There is a short blooper reel with some creative uses of text, and two of Captain Spaulding's TV commercial in their entirety:  the "Mary the Monkey" spot from the film and the unused "Santa Claus" one.  You can also see the untrimmed version of "The Morris Green Show", as well as Otis' "home movie" about the missing cheerleader.

There are deleted scenes (presented in one sitting; you can't watch them one at a time), some trailers and TV spots (same deal), a classic music video from Buck Owens, make-up tests, a still gallery, and a tribute to the sadly recently-departed Matthew McGrory, who played Tiny in both movies.

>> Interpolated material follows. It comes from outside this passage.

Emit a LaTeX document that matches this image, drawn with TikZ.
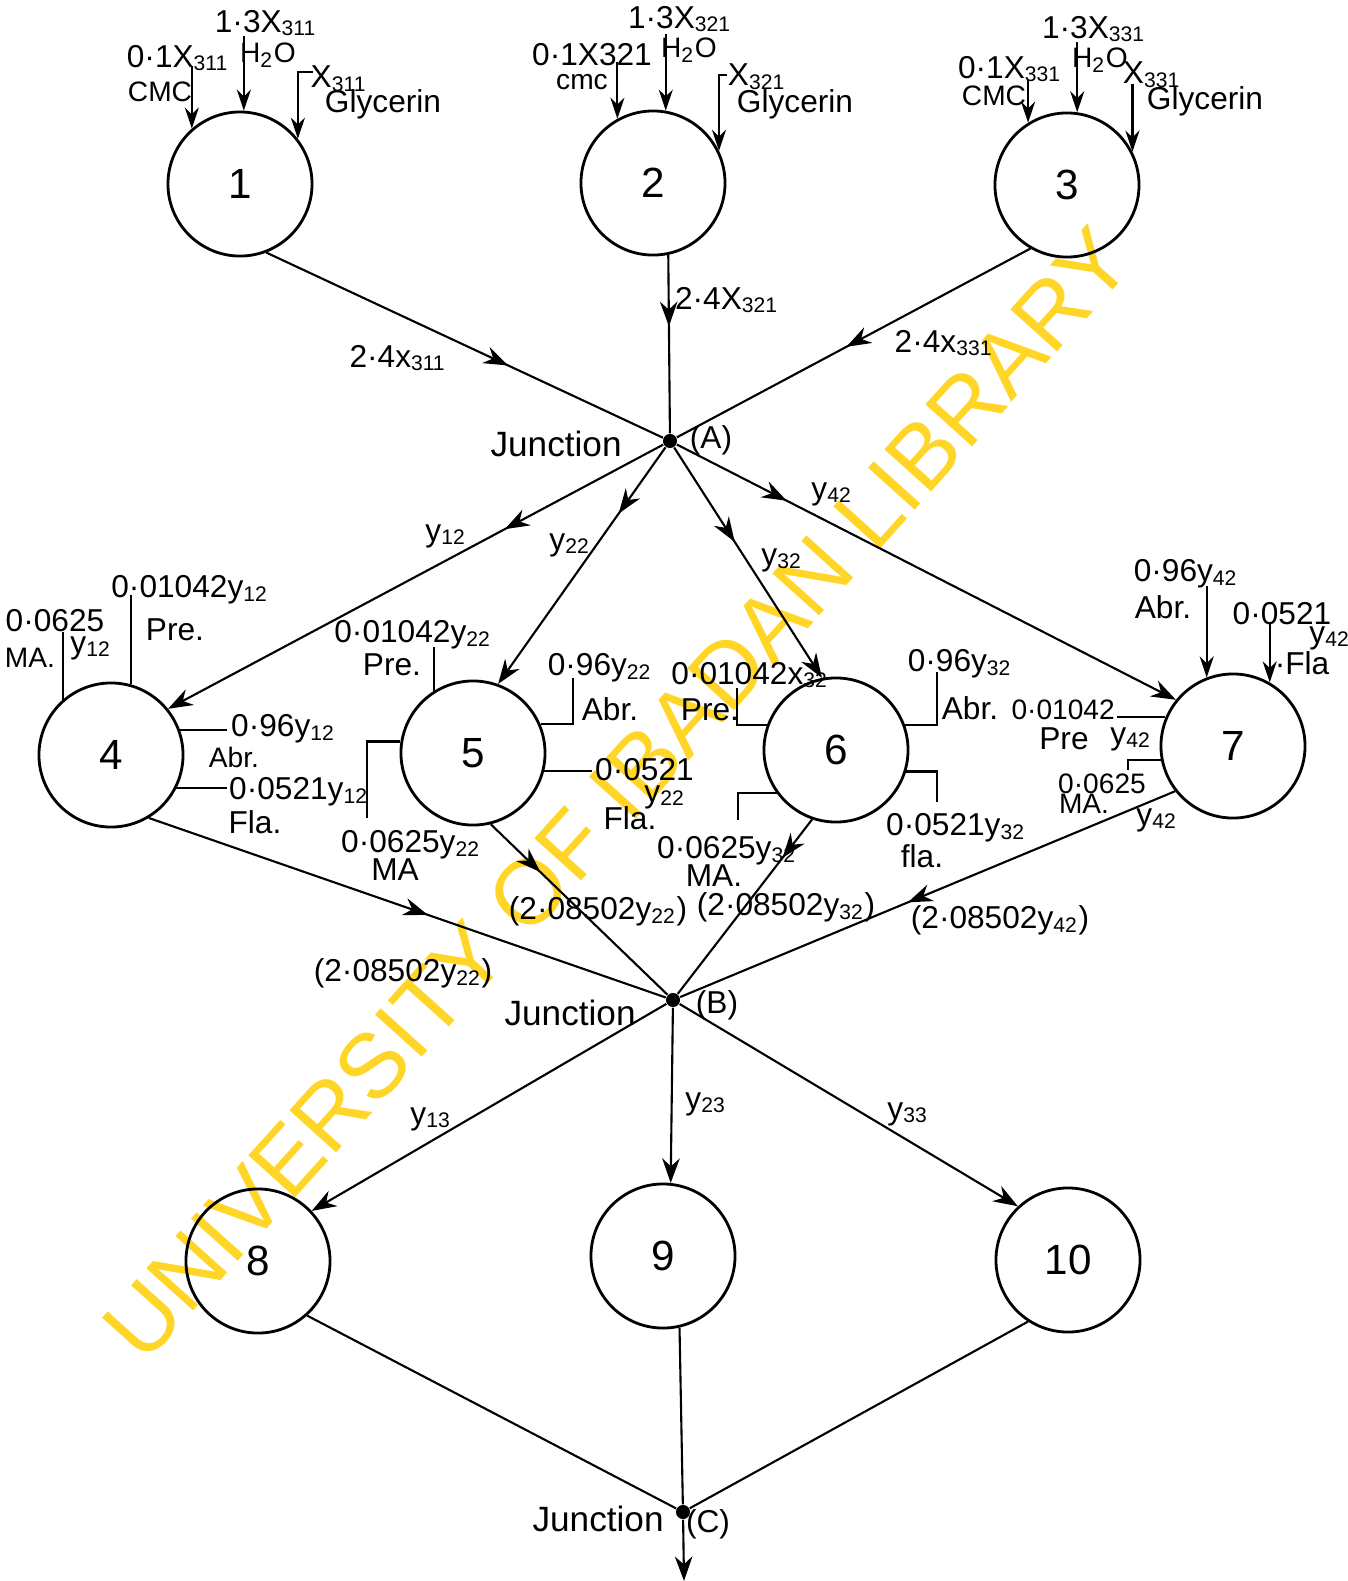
\documentclass[tikz,border=0pt]{standalone}
\usepackage{fontspec}
\setmainfont{Liberation Sans}
\usepackage{tikz}
\usetikzlibrary{calc,arrows.meta,decorations.markings}
\definecolor{wmyellow}{RGB}{255,214,40}
\newcommand{\ix}[1]{\textsubscript{#1}}

\begin{document}
\begin{tikzpicture}[x=0.01cm, y=-0.01cm,
  unit/.style={draw, circle, line width=0.8pt, minimum size=1.44cm, inner sep=0pt, font=\large},
  junc/.style={circle, fill, inner sep=0pt, minimum size=4pt},
  flow/.style={line width=0.6pt},
  toarrow/.style={-{Stealth[length=7pt,width=5pt]}},
  midarrow/.style={postaction={decorate}, decoration={markings,
      mark=at position #1 with {\arrow{Stealth[length=7pt,width=5pt]}}}},
  feed/.style={line width=0.6pt, -{Stealth[length=6pt,width=4pt]}},
  lbl/.style={font=\small, inner sep=1pt},
  tiny/.style={font=\footnotesize, inner sep=1pt}]
  \useasboundingbox (0,0) rectangle (1348,1581);

  % watermark
  \node[rotate=48, text=wmyellow, font=\fontsize{26}{26}\selectfont] (wm) at (617,794) {UNIVERSITY OF IBADAN LIBRARY};

  % units
  \node[unit] (n1) at (240,184) {1};
  \node[unit] (n2) at (653,183) {2};
  \node[unit] (n3) at (1067,185) {3};
  \node[unit] (n4) at (111,755) {4};
  \node[unit] (n5) at (473,753) {5};
  \node[unit] (n6) at (836,750) {6};
  \node[unit] (n7) at (1233,746) {7};
  \node[unit] (n8) at (258,1261) {8};
  \node[unit] (n9) at (663,1256) {9};
  \node[unit] (n10) at (1068,1260) {10};

  % junctions
  \node[junc] (jA) at (670,441) {};
  \node[junc] (jB) at (673,1000) {};
  \node[junc] (jC) at (683,1512) {};
  \coordinate (out) at (684,1581);

  % feeds of 1, 2, 3
  \draw[feed] (n1.131 |- 0,66) -- (n1.131);
  \draw[feed] (n1.87 |- 0,36) -- (n1.87);
  \draw[feed] ($(n1.38 |- 0,72)+(15,0)$) -| (n1.38);
  \draw[feed] (n2.119 |- 0,62) -- (n2.119);
  \draw[feed] (n2.80 |- 0,34) -- (n2.80);
  \draw[feed] ($(n2.26 |- 0,75)+(8,0)$) -| (n2.26);
  \draw[feed] (n3.122 |- 0,80) -- (n3.122);
  \draw[feed] (n3.82 |- 0,42) -- (n3.82);
  \draw[feed] (n3.27 |- 0,84) -- (n3.27);

  \node[lbl] (l1a) at (178,58) {0·1X\ix{311}};
  \node[tiny] (l1b) at (160,92) {CMC};
  \node[lbl] (l1c) at (266,23) {1·3X\ix{311}};
  \node[tiny] (l1d) at (268,55) {H\ix{2}O};
  \node[lbl] (l1e) at (339,79) {X\ix{311}};
  \node[lbl] (l1f) at (383,104) {Glycerin};
  \node[lbl] (l2a) at (592,55) {0·1X321};
  \node[tiny] (l2b) at (582,82) {cmc};
  \node[lbl] (l2c) at (680,19) {1·3X\ix{321}};
  \node[tiny] (l2d) at (689,50) {H\ix{2}O};
  \node[lbl] (l2e) at (757,77) {X\ix{321}};
  \node[lbl] (l2f) at (795,104) {Glycerin};
  \node[lbl] (l3a) at (1010,69) {0·1X\ix{331}};
  \node[tiny] (l3b) at (994,96) {CMC};
  \node[lbl] (l3c) at (1094,29) {1·3X\ix{331}};
  \node[tiny] (l3d) at (1100,60) {H\ix{2}O};
  \node[lbl] (l3e) at (1152,75) {X\ix{331}};
  \node[lbl] (l3f) at (1205,101) {Glycerin};

  % into junction A
  \draw[flow, midarrow=0.61] (n1.-69) -- (jA);
  \draw[flow, midarrow=0.4] (n2.-78) -- (jA);
  \draw[flow, midarrow=0.52] (n3.-120) -- (jA);
  \node[lbl] (lA1) at (398,358) {2·4x\ix{311}};
  \node[lbl] (lA2) at (727,300) {2·4X\ix{321}};
  \node[lbl] (lA3) at (944,343) {2·4x\ix{331}};
  \node[anchor=east] (tA) at (634,444) {Junction};
  \node[lbl] (nA) at (711,440) {(A)};

  % out of junction A
  \draw[flow, toarrow, midarrow=0.32] (jA) -- (n4.39);
  \draw[flow, toarrow, midarrow=0.28] (jA) -- (n5.70);
  \draw[flow, toarrow, midarrow=0.41] (jA) -- (n6.101);
  \draw[flow, toarrow, midarrow=0.22] (jA) -- (n7.141);
  \node[lbl] (y12) at (446,536) {y\ix{12}};
  \node[lbl] (y22) at (570,545) {y\ix{22}};
  \node[lbl] (y32) at (782,560) {y\ix{32}};
  \node[lbl] (y42) at (832,494) {y\ix{42}};

  % unit 4
  \draw[flow] (n4.131) -- (n4.131 |- 0,632);
  \draw[flow] (n4.74) -- (n4.74 |- 0,595);
  \draw[flow] (n4.20) -- (n4.20 -| 227,0);
  \draw[flow] (n4.-27) -- (n4.-27 -| 227,0);
  \node[lbl] (l4a) at (55,621) {0·0625};
  \node[tiny] (l4b) at (30,658) {MA.};
  \node[lbl] (l4c) at (91,648) {y\ix{12}};
  \node[lbl] (l4d) at (190,590) {0·01042y\ix{12}};
  \node[lbl] (l4e) at (175,630) {Pre.};
  \node[lbl, anchor=west] (l4f) at (227,729) {0·96y\ix{12}};
  \node[tiny] (l4g) at (234,757) {Abr.};
  \node[lbl, anchor=west] (l4h) at (225,792) {0·0521y\ix{12}};
  \node[lbl] (l4i) at (255,822) {Fla.};

  % unit 5
  \draw[flow] (n5.122) -- (n5.122 |- 0,647);
  \draw[flow] (n5.23) -| (573,678);
  \draw[flow] (n5.-14) -- (n5.-14 -| 592,0);
  \draw[flow] (n5.171) -| (367,818);
  \node[lbl] (l5a) at (413,635) {0·01042y\ix{22}};
  \node[lbl] (l5b) at (392,665) {Pre.};
  \node[lbl] (l5c) at (600,668) {0·96y\ix{22}};
  \node[lbl] (l5d) at (610,709) {Abr.};
  \node[lbl, anchor=west] (l5e) at (591,770) {0·0521};
  \node[lbl] (l5f) at (665,797) {y\ix{22}};
  \node[lbl] (l5g) at (630,818) {Fla.};
  \node[lbl] (l5h) at (411,845) {0·0625y\ix{22}};
  \node[lbl] (l5i) at (395,870) {MA};

  % unit 6
  \draw[flow] (n6.160) -| (737,688);
  \draw[flow] (n6.20) -| (937,672);
  \draw[flow] (n6.-17) -| (937,802);
  \draw[flow] (n6.-144) -| (738,820);
  \node[lbl] (l6a) at (750,675) {0·01042x\ix{32}};
  \node[lbl] (l6b) at (710,710) {Pre.};
  \node[lbl] (l6c) at (960,664) {0·96y\ix{32}};
  \node[lbl] (l6d) at (970,708) {Abr.};
  \node[lbl] (l6e) at (956,828) {0·0521y\ix{32}};
  \node[lbl] (l6f) at (922,856) {fla.};
  \node[lbl] (l6g) at (727,851) {0·0625y\ix{32}};
  \node[lbl] (l6h) at (714,876) {MA.};

  % unit 7
  \draw[feed] (n7.111 |- 0,586) -- (n7.111);
  \draw[feed] (n7.60 |- 0,622) -- (n7.60);
  \draw[flow] (n7.157) -- (n7.157 -| 1117,0);
  \draw[flow] (n7.-169) -| (1128,770);
  \node[lbl] (l7a) at (1186,574) {0·96y\ix{42}};
  \node[lbl] (l7b) at (1163,607) {Abr.};
  \node[lbl] (l7c) at (1282,614) {0·0521};
  \node[lbl] (l7d) at (1330,638) {y\ix{42}};
  \node[lbl] (l7e) at (1302,663) {·Fla};
  \node[tiny, anchor=east] (l7f) at (1119,710) {0·01042};
  \node[lbl] (l7g) at (1064,739) {Pre};
  \node[lbl] (l7h) at (1131,739) {y\ix{42}};
  \node[tiny] (l7i) at (1102,784) {0·0625};
  \node[tiny] (l7j) at (1084,804) {MA.};
  \node[lbl] (l7k) at (1157,820) {y\ix{42}};

  % into junction B
  \draw[flow, midarrow=0.54] (n4.-59) -- (jB);
  \draw[flow, midarrow=0.28] (n5.-76) -- (jB);
  \draw[flow, midarrow=0.22] (n6.-109) -- (jB);
  \draw[flow, midarrow=0.54] (n7.-142) -- (jB);
  \node[lbl] (lB1) at (403,973) {(2·08502y\ix{22})};
  \node[lbl] (lB2) at (598,911) {(2·08502y\ix{22})};
  \node[lbl] (lB3) at (786,907) {(2·08502y\ix{32})};
  \node[lbl] (lB4) at (1000,920) {(2·08502y\ix{42})};
  \node[anchor=east] (tB) at (648,1013) {Junction};
  \node[lbl] (nB) at (717,1005) {(B)};

  % out of junction B
  \draw[flow, toarrow] (jB) -- (n8.43);
  \draw[flow, toarrow] (jB) -- (n9.84);
  \draw[flow, toarrow] (jB) -- (n10.133);
  \node[lbl] (y13) at (431,1119) {y\ix{13}};
  \node[lbl] (y23) at (706,1104) {y\ix{23}};
  \node[lbl] (y33) at (908,1114) {y\ix{33}};

  % junction C
  \draw[flow] (n8.-48) -- (jC);
  \draw[flow] (n9.-77) -- (jC);
  \draw[flow] (n10.-123) -- (jC);
  \draw[flow, toarrow] (jC) -- (out);
  \node[anchor=east] (tC) at (676,1519) {Junction};
  \node[lbl] (nC) at (708,1524) {(C)};
\end{tikzpicture}
\end{document}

And that's the first disc.  The second disc contains a 144 minute VERY detailed documentary on the making of the movie, with behind the scenes footage that goes from pre-production to the last day of shooting.

The menu screens are also well done, but not quite as much as the DMC Award winning Best Menu Screens for House of 1000 Corpses.  All in all, a generous and fun-filled package of extras!


Rob Zombie has officially grown from cult horror's number-one fan to its premier benefactor.  I hope Hollywood producers with their deep pockets and shallow ideas will pay attention to The Devil's Rejects and learn something from Zombie's approach.  Horror fans will be much better off if they do.